Sadie, jeune femme tuberculeuse, est acceptée dans une annexe créée et gérée par cette communauté.
Harley illustre l'enfance dans ce milieu tout à la fois accueillant et endoctrinant, Pour cette communauté au puritanisme extrême la conduisant irrémédiablement à l'extinction, du sang neuf apportant une réelle capacité de travail gratuit n'a pas de prix, quitte à fermer les yeux sur une absence de conviction religieuse.

C'est à partir de là que les choses se gâtent. Les relations amoureuses que suscite cette jeune femme répondent aux critères de tout roman américain : la grandeur d'âme calquée sur des lignes morales affichées, derrière lesquelles se cachent les éternelles turpitudes de ces romans.
Le personnage de Harley, intéressant quand il s'interroge au cours de son enfance puis au fil de son début d'adolescence, devient par la suite abject et inintéressant car répondant alors à la nécessité de la dramatisation incontournable.

Après la forme, le fond.
Il est indéniable que Russel Banks sait joliment écrire mais il est tout aussi évident qu'il se fait plaisir en s'étendant sur certains passages descriptifs... longuement... très longuement... trop longuement au point d'en devenir ennuyeux. N'oublions les répétitions des descriptions des marécages, du travail, de l'espace de la communauté.

Autre aspect très agaçant, mais révélateur du concept américain, cette reprise, à plusieurs fois, de l'histoire elle-même. On a l'impression de voir une série américaine. Des fondus au noir, pour les passages de pub beaucoup plus fréquents aux Etats-Unis, après lesquels l'histoire est à résumer afin de permettre au téléspectateur de retrouver le fil.

Quant à l'émergence du parc Disney World dont il est fait mention dans la quatrième de couverture, ce n'est là qu'un appât marketing car seul le nom est évoqué dans quelques très rares paragraphes.

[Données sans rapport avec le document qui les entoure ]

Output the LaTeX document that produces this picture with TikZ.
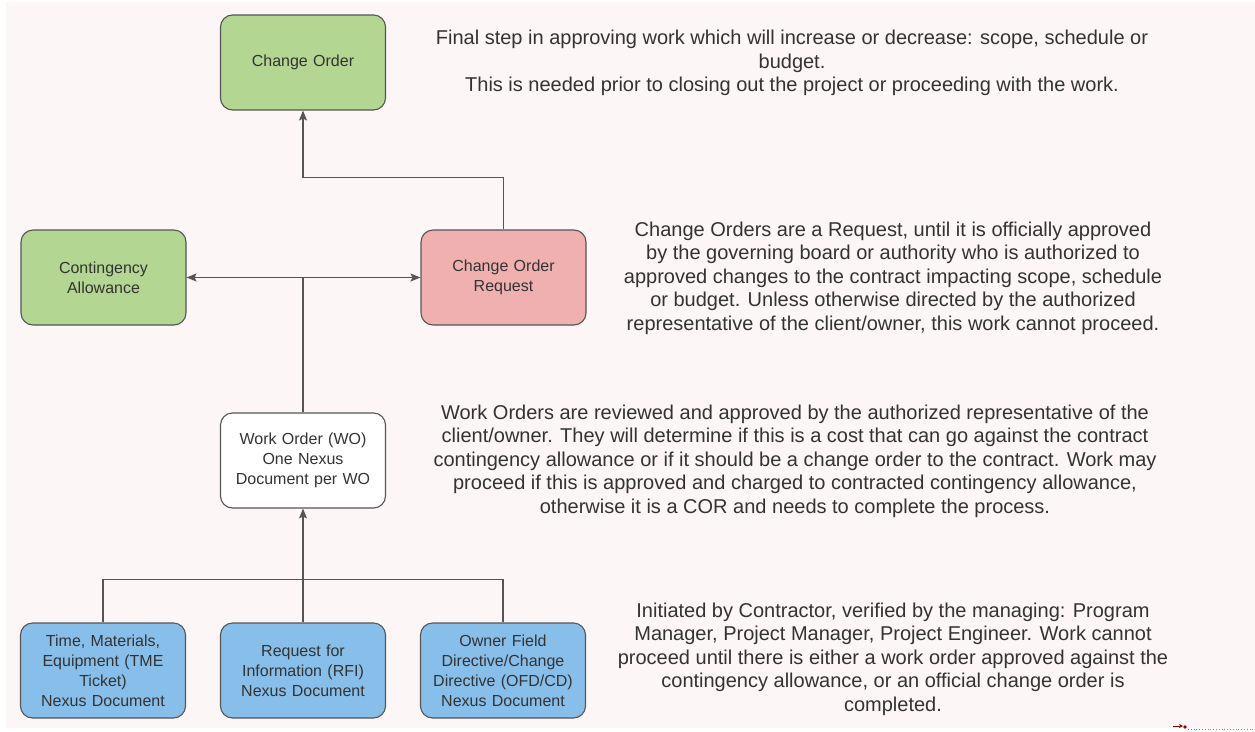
\documentclass[tikz,border=0pt]{standalone}
\usepackage{fontspec}
\setmainfont{Liberation Sans}
\usetikzlibrary{positioning,arrows.meta}

\definecolor{bgpink}{HTML}{FCF6F6}
\definecolor{boxgreen}{HTML}{B3D693}
\definecolor{boxred}{HTML}{F0B0B0}
\definecolor{boxblue}{HTML}{88BEEA}
\definecolor{edgegray}{HTML}{555555}
\definecolor{textgray}{HTML}{333333}

\begin{document}
\begin{tikzpicture}[
    x=1pt, y=-1pt,
    box/.style={rectangle, rounded corners=12pt, draw=edgegray, line width=1.1pt, inner sep=4pt, text width=155pt, align=center, minimum width=165pt, minimum height=95pt, font=\fontsize{16}{20}\selectfont, text=textgray},
    approved/.style={box, fill=boxgreen},
    request/.style={box, fill=boxred},
    workorder/.style={box, fill=white},
    nexusdoc/.style={box, fill=boxblue},
    note/.style={align=center, font=\fontsize{20}{23.5}\selectfont, text=textgray},
    link/.style={draw=edgegray, line width=1.2pt},
    arrowlink/.style={link, -{Stealth[length=10pt, width=8pt, inset=2pt]}}
]
\useasboundingbox (0,0) rectangle (1255,731);
\fill[bgpink] (6,2) rectangle (1255,728);

% Change Order
\node[approved] (co) at (303,62.5) {Change Order};

% Contingency Allowance
\node[approved] (ca) at (103.5,277.5) {Contingency\\Allowance};

% Change Order Request
\node[request] (cor) at (503.5,277.5) {Change Order\\Request};

% Work Order
\node[workorder] (wo) at (303,460.5) {Work Order (WO)\\One Nexus\\Document per WO};

% Nexus Documents
\node[nexusdoc] (tme) at (103,670.5) {Time, Materials,\\Equipment (TME\\Ticket)\\Nexus Document};
\node[nexusdoc] (rfi) at (303,670.5) {Request for\\Information (RFI)\\Nexus Document};
\node[nexusdoc] (ofd) at (503,670.5) {Owner Field\\Directive/Change\\Directive (OFD/CD)\\Nexus Document};

% Notes
\node[note] (finalnote) at (792,63) {Final step in approving work which will increase or decrease: scope, schedule or\\budget.\\This is needed prior to closing out the project or proceeding with the work.};
\node[note] (requestnote) at (893,278) {Change Orders are a Request, until it is officially approved\\by the governing board or authority who is authorized to\\approved changes to the contract impacting scope, schedule\\or budget. Unless otherwise directed by the authorized\\representative of the client/owner, this work cannot proceed.};
\node[note] (wonote) at (795,461) {Work Orders are reviewed and approved by the authorized representative of the\\client/owner. They will determine if this is a cost that can go against the contract\\contingency allowance or if it should be a change order to the contract. Work may\\proceed if this is approved and charged to contracted contingency allowance,\\otherwise it is a COR and needs to complete the process.};
\node[note] (nexusnote) at (893,659) {Initiated by Contractor, verified by the managing: Program\\Manager, Project Manager, Project Engineer. Work cannot\\proceed until there is either a work order approved against the\\contingency allowance, or an official change order is\\completed.};

% Arrows
\draw[arrowlink] (cor.north) -- ++(0,-52) -| (co.south);
\draw[arrowlink] (wo.north) |- (ca.east);
\draw[arrowlink] (wo.north) |- (cor.west);
\draw[link] (tme.north) -- ++(0,-43) -| (ofd.north);
\draw[arrowlink] (rfi.north) -- (wo.south);

% corner mark
\draw[red!60!black, line width=1pt, -{Stealth[length=4pt, width=4pt]}] (1173,726) -- (1183,726);
\fill[red!60!black] (1185,727) circle (1.8);
\draw[gray, dotted, line width=0.8pt] (1188,729) -- (1255,729);

\end{tikzpicture}
\end{document}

Si je comprends bien le titre qui veut nous montrer sur quoi a été bâti ce "Royaume enchanté" de Disney, c'est une arnaque commerciale.

En conclusion, votre plaisir est dans les belles phrases : vous pouvez trouver votre bonheur.
Votre plaisir est dans les récits riches, denses : vous pouvez tenter l'expérience mais en survolant pas mal de passages.

Ce roman est à l'image des films actuels de plus de deux heures qui gagneraient en efficacité en effectuant la coupe des passages n'apportant rien à l'histoire ou se répétant en réussissant le tour de force de n'être cependant pas explicites.
Ce n'est pas ce roman qui me réconciliera avec le roman américain.